Anya Hindmarch Maud clutch bag.
Mum packed me off to London last week with firm instructions:
'While you're there buy your Christmas present from me"
I took this jolly little request, bagged it and drowned it in a whirlpool of anxiety. What with mum being over 90, I got it into my head that this might be the last Christmas present she would ever buy me, so of course that got my weep on, and then the subsequent forensic judging of every would - be present left my head reeling.
I settled on the Anya Hindmarch clutch in navy seen above. I picked my monogram style and font size, husband and I went for a coffee and wrote out three messages each for me to choose from for the secret message which is inscribed in gold inside - his were all non - starters, control freak picked out her own witty, fabulously inspiring 'secret message'.
( I promise you I will never talk about myself in the third person, ever ever again. )
I went back to the shop, filled out the form and suddenly came over a bit fey and whispy when the assistant asked me to pay,
"Er, no um, have to leave it, sorry, back later"
It was so expensive yet seemed so tiny in my hand, although I don't doubt that I would have it for the rest of my life.
Still, that over anxious worm in the forest green hand knitted jumper had the steering wheel to my brain firmly in his tail so off we went...
pic by Michael Roberts.
I hoofed to Church St in search of a pair of timeless Manolo Blahnik's.
Oh but hold on, my fancy Dan shoes rarely tiptoe out of their art deco holding pen as it is but then again I do find them the comfiest shoes to wear.
I tried on Maxmara's Rialto coat - £1000 smackeroos but a short classic coat with a hood would be most welcome in my wardrobe but the black had sold out and I could feel my camel hair one rolling its lip and hacking its throat for an envious spit in the direction of the parvenu.
Next up, Smysthon, perhaps they could print/emboss something for me, the idea of their keeping the original copper plates in their archives felt terribly soothing, but what to choose; writing paper, social cards? The word nutcase on my forehead? I felt the scatty worm do a sharp handbrake turn in my brain and fled empty handed onto Sloane Street.

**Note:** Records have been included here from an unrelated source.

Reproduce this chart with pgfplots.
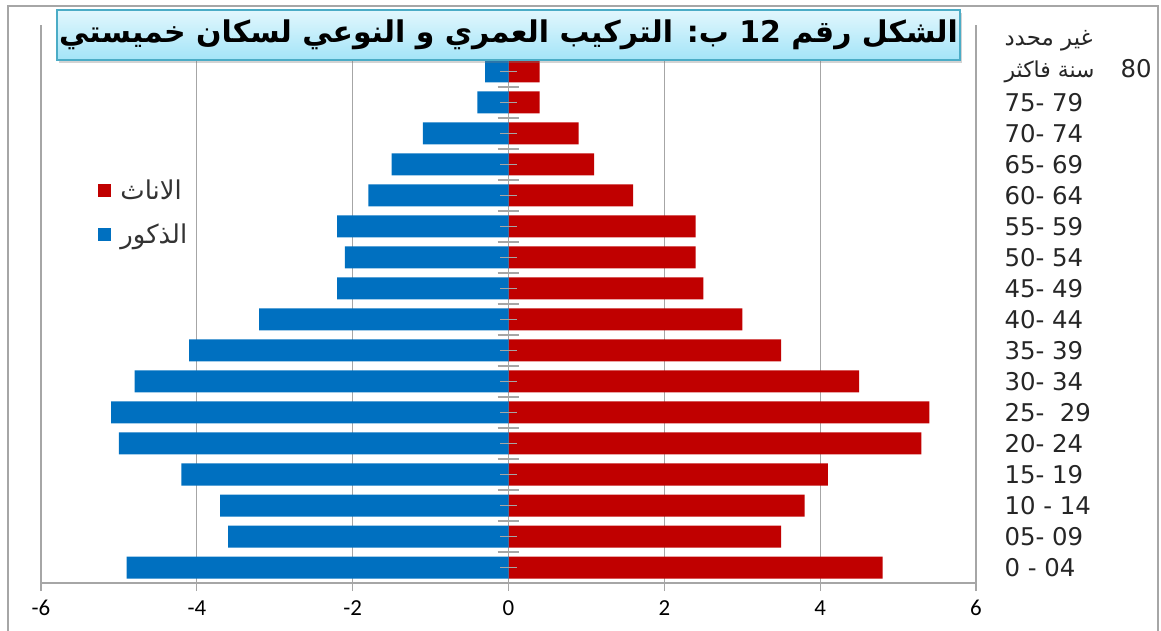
\documentclass[border=0pt]{standalone}
\usepackage{pgfplots}
\pgfplotsset{compat=1.18}
\usepackage{pgfplotstable}
\usepackage{fontspec}
\setmainfont{DejaVu Sans}
\newfontfamily\arabicfont[Script=Arabic]{DejaVu Sans}
\newfontfamily\carlito{Carlito}
\TeXXeTstate=1
\usetikzlibrary{shadows}
\definecolor{male}{HTML}{0070C0}
\definecolor{female}{HTML}{C00000}
\definecolor{gridgray}{HTML}{A6A6A6}
\definecolor{boxborder}{HTML}{4BACC6}
\definecolor{boxtop}{HTML}{E2F7FD}
\definecolor{boxbot}{HTML}{A3E4F8}

\pgfplotstableread{
pos male female
0  -4.9 4.8
1  -3.6 3.5
2  -3.7 3.8
3  -4.2 4.1
4  -5.0 5.3
5  -5.1 5.4
6  -4.8 4.5
7  -4.1 3.5
8  -3.2 3.0
9  -2.2 2.5
10 -2.1 2.4
11 -2.2 2.4
12 -1.8 1.6
13 -1.5 1.1
14 -1.1 0.9
15 -0.4 0.4
16 -0.3 0.4
}\pyramid

\begin{document}
\begin{tikzpicture}
\begin{axis}[
  name=ax,
  scale only axis, width=935bp, height=558bp,
  xmin=-6, xmax=6, ymin=-0.5, ymax=17.5,
  xtick={-6,-4,-2,0,2,4,6},
  axis x line*=bottom,
  axis y line*=right,
  y axis line style={draw=none},
  x axis line style={gridgray, line width=1.2bp},
  xtick style={gridgray, line width=1.2bp},
  major tick length=8bp,
  tick align=outside,
  xmajorgrids,
  grid style={gridgray, line width=1.2bp},
  /pgf/number format/assume math mode=true,
  xticklabel style={font=\carlito\fontsize{23}{23}\selectfont, yshift=-6bp},
  ytick={0,...,17},
  yticklabels={0 - 04, 05- 09, 10 - 14, 15- 19, 20- 24, 25-\ \ 29, 30- 34, 35- 39, 40- 44, 45- 49, 50- 54, 55- 59, 60- 64, 65- 69, 70- 74, 75- 79,
    {\makebox[116bp][l]{\arabicfont\fontsize{22}{22}\selectfont\beginR سنة فاكثر\endR}80},
    {\arabicfont\fontsize{23}{23}\selectfont\beginR غير محدد\endR}},
  ytick style={draw=none},
  yticklabel style={anchor=west, xshift=17bp, font=\fontsize{24.5}{24.5}\selectfont, text=black!85},
  legend style={at={(0.058,0.73)}, anchor=north west, draw=none, fill=none,
    font=\arabicfont\fontsize{26}{26}\selectfont, row sep=19bp, text=black!80,
    nodes={inner xsep=9bp}},
  legend cell align=left,
  legend image code/.code={\fill (0,-6.5bp) rectangle (13bp,6.5bp);},
]
\addplot[xbar, bar shift=0pt, bar width=22bp, fill=female, draw=none] table[x=female, y=pos] {\pyramid};
\addlegendentry{\beginR الاناث\endR}
\addplot[xbar, bar shift=0pt, bar width=22bp, fill=male, draw=none] table[x=male, y=pos] {\pyramid};
\addlegendentry{\beginR الذكور\endR}
\pgfplotsinvokeforeach{0,...,16}{
  \draw[gridgray, line width=1.2bp] (axis cs:-0.11,#1) -- (axis cs:0.11,#1);
  \draw[gridgray, line width=1.2bp] (axis cs:-0.14,{#1+0.5}) -- (axis cs:0.13,{#1+0.5});
}
\end{axis}
\begin{scope}[shift={(ax.south west)}, shift={(-41bp,-48bp)}]
\draw[gridgray, line width=2bp] (8bp,-10bp) -- (8bp,625bp) -- (1158bp,625bp) -- (1158bp,-10bp);
\node[rectangle, minimum width=903bp, minimum height=50bp, top color=boxtop, bottom color=boxbot,
  draw=boxborder, line width=2.5bp, drop shadow={shadow xshift=2bp, shadow yshift=-3bp, opacity=0.35},
  inner sep=0pt] at (508.5bp,596bp)
  {\arabicfont\bfseries\fontsize{30}{30}\selectfont\beginR الشكل رقم \beginL 12\endL{} ب: التركيب العمري و النوعي لسكان خميستي\endR};
\pgfresetboundingbox
\path[use as bounding box] (0,0) rectangle (1161bp,631bp);
\end{scope}
\end{tikzpicture}
\end{document}
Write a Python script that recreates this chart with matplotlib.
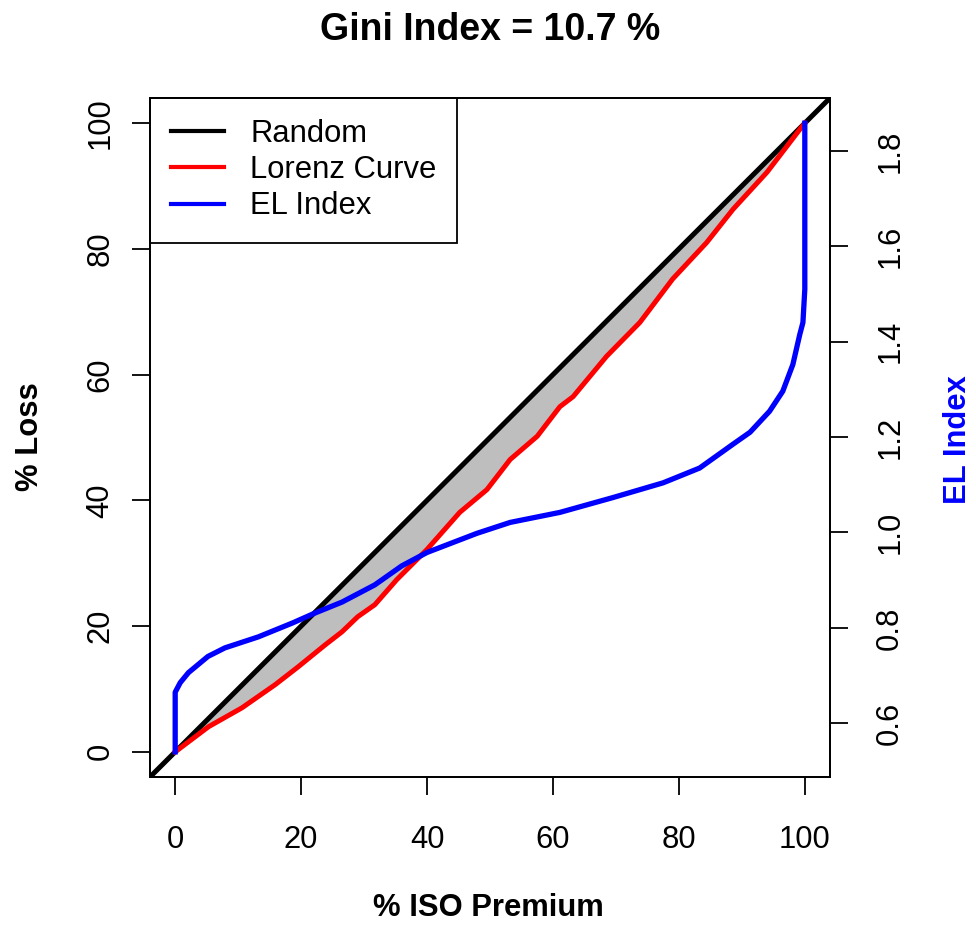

I then went to Symons street where sits in glorious technicolour, the happiest shop in the world, Kate Spade's London outpost. I tried on 'Glam Pad', I loved it but the price is ludicrous here and is satsuma orange a forever colour? Could I one day whizz along a pavement in my OAP motorised scooter wearing this?
The jury is still out.
Returning home empty handed with a headache the size of Pluto, I was delighted to receive a gift from the universe - otherwise known as Paul from The Magical Christmas Wreath Company. This is their Ember Glow candle, a heady sensual mix of amber resin, clove and rich labdanum. It is redolent of 18th century London; vellum bound books, clove laced nosegays, gentleman's drinking emporiums
and I now anoint it a Dickensianesque elixir for fallen, anxious women.
Thank you for the remedy Paul.
Do you get stressed at the slightest things or is it just me?